If a good team member leaves, your workforce will feel the impact. Good people have good working relationships, meaning they’ll be missed by their teams and whoever they’ve had daily contact with. This will have a domino effect, impacting work productivity and focus throughout the entire company.
Humans are simple creatures. Just take a look at our basic Hierarchy of Needs. In Maslow’s famous Pyramid, we are given a definitive list of all of our basic desires necessary to achieve complete satisfaction. Once we get past having food in our belly, we move through four critical needs of fulfilment.
Safety – The need to feel safe and secure is a given; job security helps reducing anxiety and stress and could be a key driver when it comes to finding and keeping talent within your business.
Belonging – People want to belong, and they want to feel loved. Teams created, and friendships are formed giving your workforce a deep sense of belonging and the desire to feel motivated to return to work day in day out. According to Gallup, having a best friend at work, or really, a close knit of friends improves performance and increases effort. For example, women who strongly agree they have a best friend at work are twice as likely to be engaged compared to those who don’t.
Esteem – People need to have self-esteem, respect, and recognition for the work that they are doing which should be a key driver when rewarding your workforce and enhancing their sense of fulfilment.
Self-actualisation – Is the desire to realise one’s potential. This is through self-betterment books, education courses and training.
Maslow believed that to achieve personal satisfaction, the person must first satisfy the other needs (i.e., physiological, safety, belonging and esteem, in that order to have a sense of total fulfilment).
A recent study done by Investors In People found that poor management and a lack of positive company culture is driving half of the UK workforce (47%) to look for new work. This alarming figure equates to 1 in 5 people actively looking for new jobs right now. Their research also states that employee disengagement costs the UK economy £340 billion annually. If employee engagement is not a top priority, you might as well shut up shop.
With this in mind, it’s critical not to underestimate the importance of the onboarding process. New hires are most impressionable in the first two months of the job, so it’s important to make sure that their needs are met in order to make it a smooth and enjoyable transition. Get them involved in training, introduce them to their teams and other people in the office, even have their desks ready and set-up for them. Taking the small steps to make sure they feel included and welcome will motivate new employees and make them happy to stay.

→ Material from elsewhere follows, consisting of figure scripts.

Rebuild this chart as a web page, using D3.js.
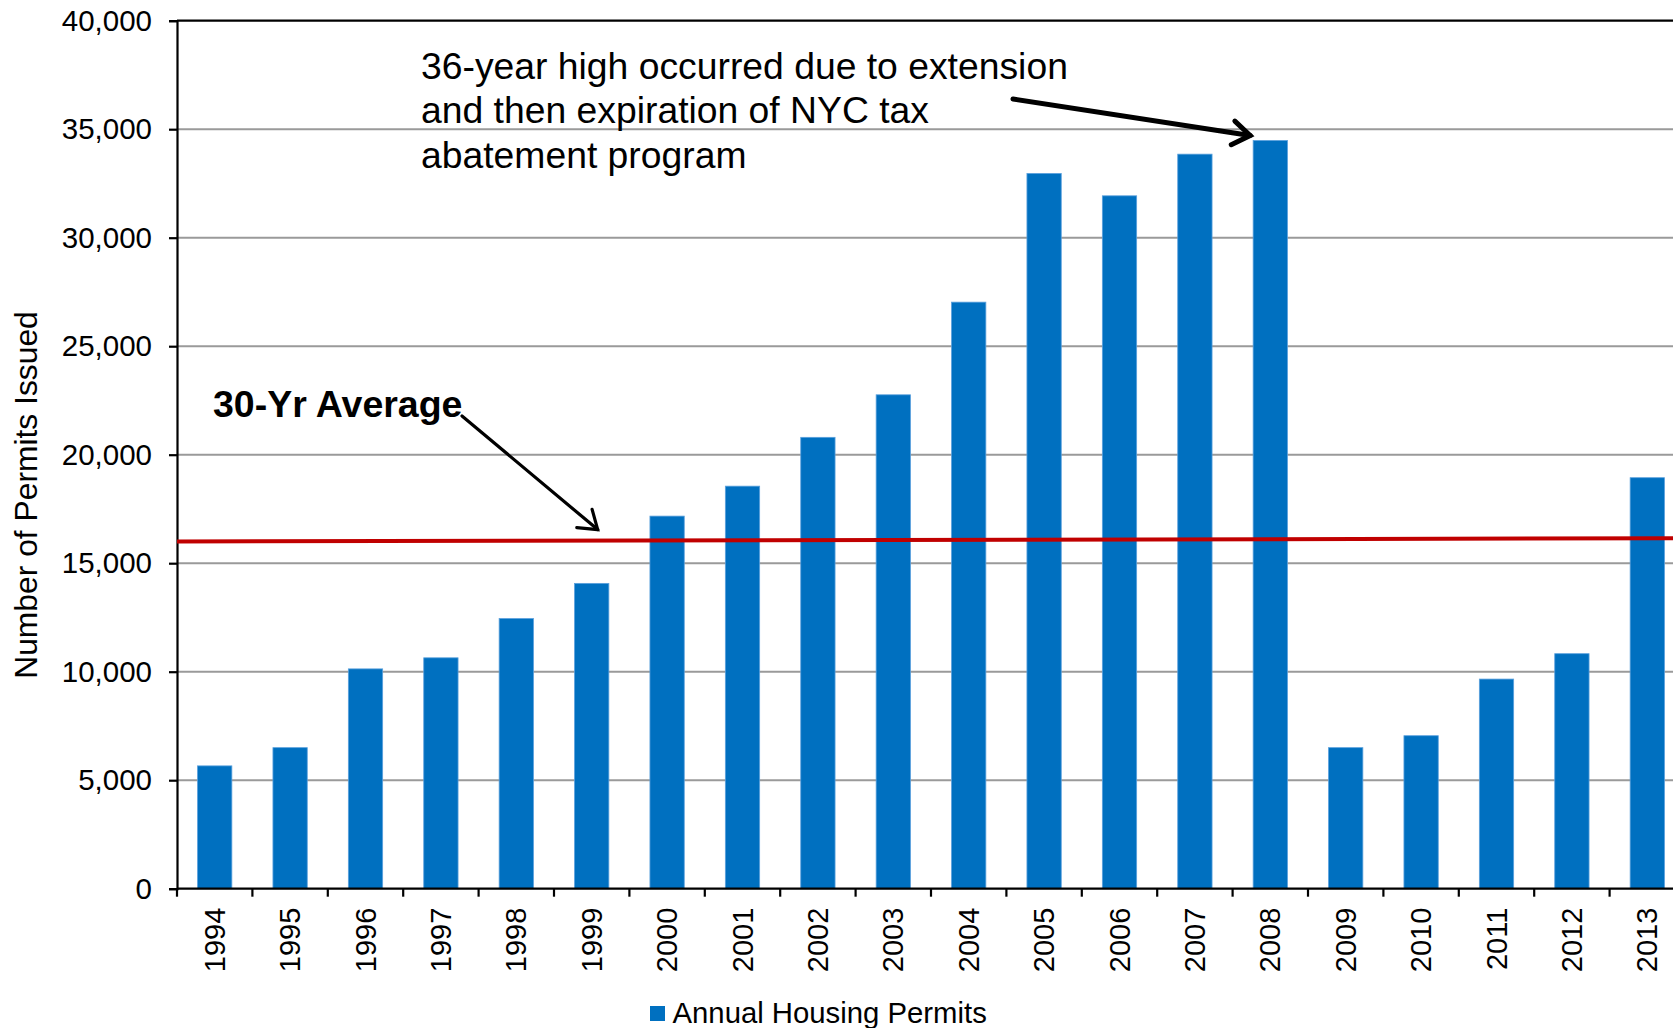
<!DOCTYPE html>
<html>
<head>
<meta charset="utf-8">
<script src="https://cdn.jsdelivr.net/npm/d3@7"></script>
<style>
  html, body { margin: 0; padding: 0; background: #fff; }
  svg { display: block; }
  text { font-family: "Liberation Sans", Arial, Helvetica, sans-serif; fill: #000; }
</style>
</head>
<body>
<svg id="chart" width="1673" height="1028"></svg>
<script>
// Annual housing permits issued, 1994-2013
const years = ["1994","1995","1996","1997","1998","1999","2000","2001","2002","2003",
               "2004","2005","2006","2007","2008","2009","2010","2011","2012","2013"];
const permits = [5660, 6500, 10130, 10640, 12450, 14070, 17170, 18550, 20800, 22760,
                 27030, 32960, 31930, 33850, 34480, 6500, 7050, 9660, 10830, 18940];
// 30-year average trend line, value at the left and right ends of the plot
const averageEnds = [16000, 16150];
const yTicks = [0, 5000, 10000, 15000, 20000, 25000, 30000, 35000, 40000];
const seriesName = "Annual Housing Permits";
const yTitle = "Number of Permits Issued";
const noteHigh = ["36-year high occurred due to extension",
                  "and then expiration of NYC tax",
                  "abatement program"];
const noteAverage = "30-Yr Average";

const svg = d3.select("#chart");
const plotLeft = 177, plotTop = 20.7, plotBottom = 888.7, bandW = 75.4;
const plotRight = plotLeft + bandW * years.length;

const x = d3.scaleBand().domain(years).range([plotLeft, plotRight]).padding(0);
const y = d3.scaleLinear().domain([0, 40000]).range([plotBottom, plotTop]);
const barW = x.bandwidth() * 0.455;

// horizontal gridlines
svg.append("g").selectAll("line")
  .data(yTicks.filter(d => d > 0 && d < 40000))
  .join("line")
  .attr("x1", plotLeft).attr("x2", plotRight)
  .attr("y1", d => y(d)).attr("y2", d => y(d))
  .attr("stroke", "#9a9a9a").attr("stroke-width", 2);

// bars
svg.append("g").selectAll("rect")
  .data(years.map((yr, i) => ({ yr, v: permits[i] })))
  .join("rect")
  .attr("x", d => x(d.yr) + (x.bandwidth() - barW) / 2)
  .attr("width", barW)
  .attr("y", d => y(d.v))
  .attr("height", d => y(0) - y(d.v))
  .attr("fill", "#0070C0")
  .attr("stroke", "#5aa0dc").attr("stroke-width", 0.8);

// plot frame top line
svg.append("line")
  .attr("x1", plotLeft).attr("x2", plotRight)
  .attr("y1", y(40000)).attr("y2", y(40000))
  .attr("stroke", "#000").attr("stroke-width", 2.2);

// y axis
const yAxis = d3.axisLeft(y).tickValues(yTicks).tickSize(8).tickPadding(17)
  .tickFormat(d3.format(","));
const gy = svg.append("g").attr("transform", `translate(${plotLeft},0)`).call(yAxis);
gy.select(".domain").attr("stroke", "#000").attr("stroke-width", 2.2);
gy.selectAll(".tick line").attr("stroke", "#000").attr("stroke-width", 2.2);
gy.selectAll(".tick text").attr("font-size", 29.5).attr("fill", "#000")
  .style("font-family", '"Liberation Sans", Arial, sans-serif');

// x axis: line, boundary ticks, rotated labels at band centers
const gx = svg.append("g");
gx.append("line").attr("x1", plotLeft).attr("x2", plotRight)
  .attr("y1", plotBottom).attr("y2", plotBottom)
  .attr("stroke", "#000").attr("stroke-width", 2.2);
gx.selectAll("line.tk")
  .data(d3.range(years.length + 1))
  .join("line").attr("class", "tk")
  .attr("x1", i => plotLeft + i * x.step()).attr("x2", i => plotLeft + i * x.step())
  .attr("y1", plotBottom).attr("y2", plotBottom + 8)
  .attr("stroke", "#000").attr("stroke-width", 2.2);
gx.selectAll("text")
  .data(years)
  .join("text")
  .attr("transform", d => `translate(${x(d) + x.bandwidth() / 2},${plotBottom + 19}) rotate(-90)`)
  .attr("text-anchor", "end")
  .attr("dy", "0.35em")
  .attr("font-size", 29)
  .text(d => d);

// 30-year average line
svg.append("line")
  .attr("x1", plotLeft).attr("x2", plotRight)
  .attr("y1", y(averageEnds[0])).attr("y2", y(averageEnds[1]))
  .attr("stroke", "#C00000").attr("stroke-width", 4);

// y axis title
svg.append("text")
  .attr("transform", "translate(37,495) rotate(-90)")
  .attr("text-anchor", "middle")
  .attr("font-size", 31.8)
  .text(yTitle);

// annotation: 36-year high
const hi = svg.append("g");
hi.selectAll("text").data(noteHigh).join("text")
  .attr("x", 421).attr("y", (d, i) => 78.5 + i * 44.5)
  .attr("font-size", 37.3)
  .text(d => d);

function chevronArrow(g, x1, y1, x2, y2, width, head) {
  const a = Math.atan2(y2 - y1, x2 - x1);
  const spread = Math.PI / 5.2;
  g.append("line").attr("x1", x1).attr("y1", y1).attr("x2", x2).attr("y2", y2)
    .attr("stroke", "#000").attr("stroke-width", width).attr("stroke-linecap", "round");
  g.append("path")
    .attr("d", `M${x2 - head * Math.cos(a - spread)},${y2 - head * Math.sin(a - spread)}` +
               `L${x2},${y2}` +
               `L${x2 - head * Math.cos(a + spread)},${y2 - head * Math.sin(a + spread)}`)
    .attr("fill", "none").attr("stroke", "#000").attr("stroke-width", width)
    .attr("stroke-linecap", "round").attr("stroke-linejoin", "miter");
}

const peakIdx = permits.indexOf(d3.max(permits));
const peakX = x(years[peakIdx]) + (x.bandwidth() - barW) / 2 - 3;
const peakY = y(permits[peakIdx]) - 5;
chevronArrow(hi, 1013, 99, peakX, peakY, 5, 21);

// annotation: 30-Yr Average
const av = svg.append("g");
av.append("text").attr("x", 213).attr("y", 416.5)
  .attr("font-size", 37.5).attr("font-weight", "bold")
  .text(noteAverage);
const avX = x("1999") + x.bandwidth() / 2 + 6;
const avFrac = (avX - plotLeft) / (plotRight - plotLeft);
const avY = y(averageEnds[0] + avFrac * (averageEnds[1] - averageEnds[0])) - 11;
chevronArrow(av, 462, 416, avX, avY, 3.2, 21);

// legend
const lg = svg.append("g");
lg.append("rect").attr("x", 650).attr("y", 1006).attr("width", 15).attr("height", 15)
  .attr("fill", "#0070C0");
lg.append("text").attr("x", 672.5).attr("y", 1023).attr("font-size", 29.3).text(seriesName);
</script>
</body>
</html>
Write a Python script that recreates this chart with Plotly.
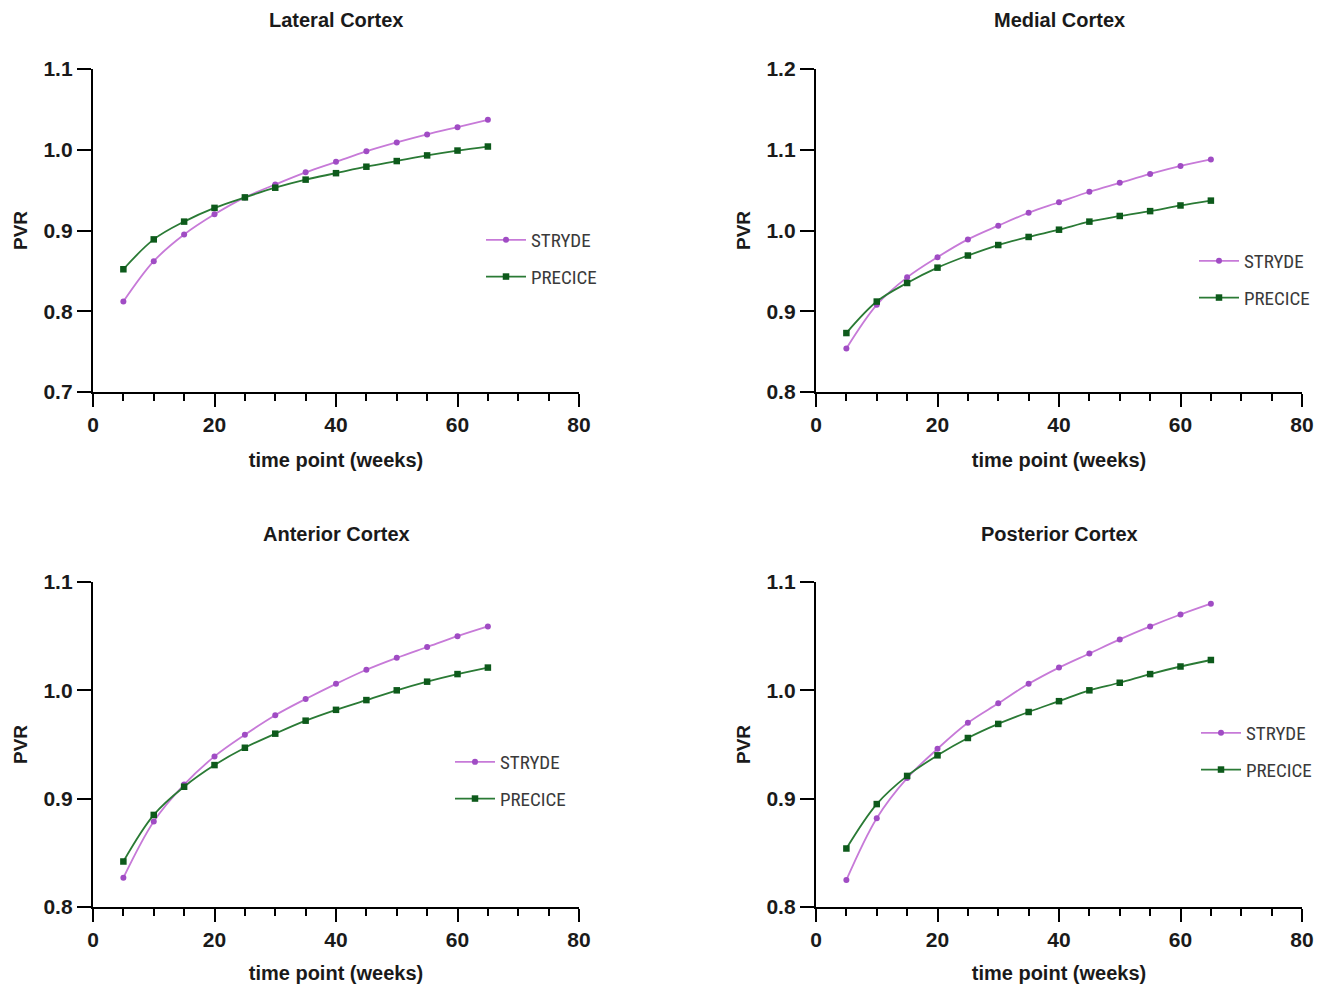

People leave managers, not companies. 38% of employees would rather do unpleasant activities – like take on more work or sit next to someone who chews with their mouth open – than have a micromanaging boss. It’s both exhausting and frustrating and can lead to other undesirable behaviours on the boss’ part.
So how exactly do you combat a mass exodus from your business? Simple. Start developing an employee retention strategy. Make sure employee’s salary and benefits stay competitive, encourage a healthy work and life balance, offer self-development opportunities, and more. Do you have a list of people you can’t afford to lose? What are you doing to keep them engaged? Not having any fun at work. Even when you’re dealing with serious challenges, it doesn’t mean you have to be serious all the time. The workplace can and should be fun. It’s already too late when your top-performer walks out the door. You need to anticipate their needs and challenges before they reach a point of no return.